Montgolfier, Montgonflier, mon Dieu…

Quando éramos schoolburros* do quinto ano, actual nono ano, éramos bons alunos e estudávamos um bocado. Não porque gostássemos de estudar (éramos garotos normais, que diabo), mas simplesmente porque todos ansiávamos ver reduzido o número de varadas que, de ordinário, nos caía pelas orelhas abaixo, especialmente nas aulas de Física.

Ora, os irmãos Montgolfier tinham construído no século XVIII um diacho de um balão que se elevou no ar sozinho, perante a admiração de todos, faz agora uns 230 anos e o Sequeira sabia isto tudo, com pormenores que nem o professor conhecia. Apesar disso, nunca se livrou das vergastadas nas orelhas, simplesmente porque dizia Montgonflier em vez de Montgolfier. E o Sequeira nunca se queixou do professor de Física, mas sim do cientista do balão, que tinha um nome impronunciável.

(Em se tratando de um blogue sobre educação, o Tralapraki está amplamente justificado por ter trazido a lume este modesto incidente que, obviamente, esclarece à saciedade o tipo de relação que os professores mantinham com os alunos nos idos de sessenta, ou seja, uma relação confortavelmente estável.)

Mas, que fique claro, não foi esta a razão por que me lembrei disto hoje. A razão é que, vejam lá, encontrei ontem o Sequeira, vindo de França para um mês de férias aqui na praia de Mira (onde é que eu já li isto?). E não sei se foi da cerveja ou de alguma reminiscência que o seu rosto me tivesse sugerido, lembrei-me claramente do professor de Física e do balão admirável de Joseph e Jaques e, claro, das bordoadas.

- Já sabes como se chamam os irmãos que lançaram um balão em 1783? – perguntei-lhe eu, quarenta e sete anos depois das varadas, na espectativa de uma resposta que nos remetesse, sem brumas nem omissões, à nossa esplendorosa adolescência.

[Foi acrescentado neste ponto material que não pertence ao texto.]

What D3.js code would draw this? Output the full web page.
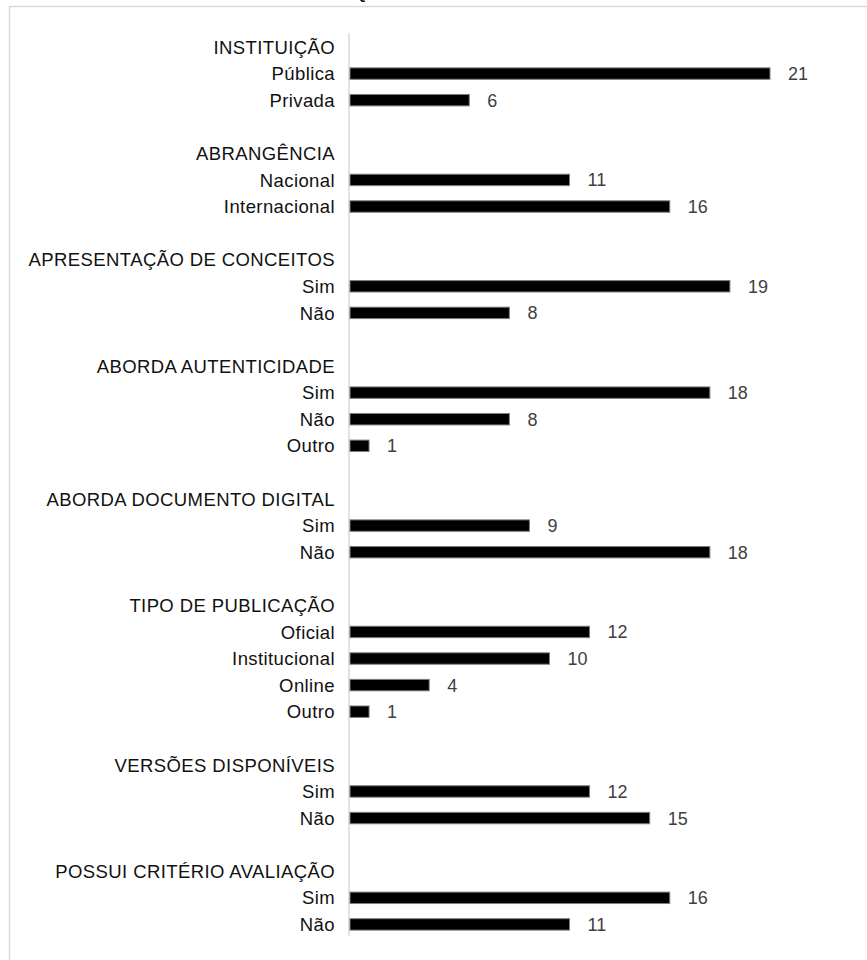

- Agora sei.– disse o Sequeira. - Eram os irmãos Montgonflier… Calma, eu disse Montgonflier para me vingar desses franceses ridículos, amiguinhos da Merkel, que não me dão a reforma por inteiro. E também porque não vi nenhuma vara nas redondezas, é claro. Mas é Montgolfier o nome atoleimado desses dois irmãos imprestáveis, que nem sequer inventaram o balão. Quem o inventou foi um português de nome escorreito, o padre Bartolomeu de Gusmão. Ainda bem que vim a tempo de ver os quartos de final aqui na minha terra!

 

*Schoolburros – termo inventado pelo João Luís que tinha dificuldade em dizer schoolfellows.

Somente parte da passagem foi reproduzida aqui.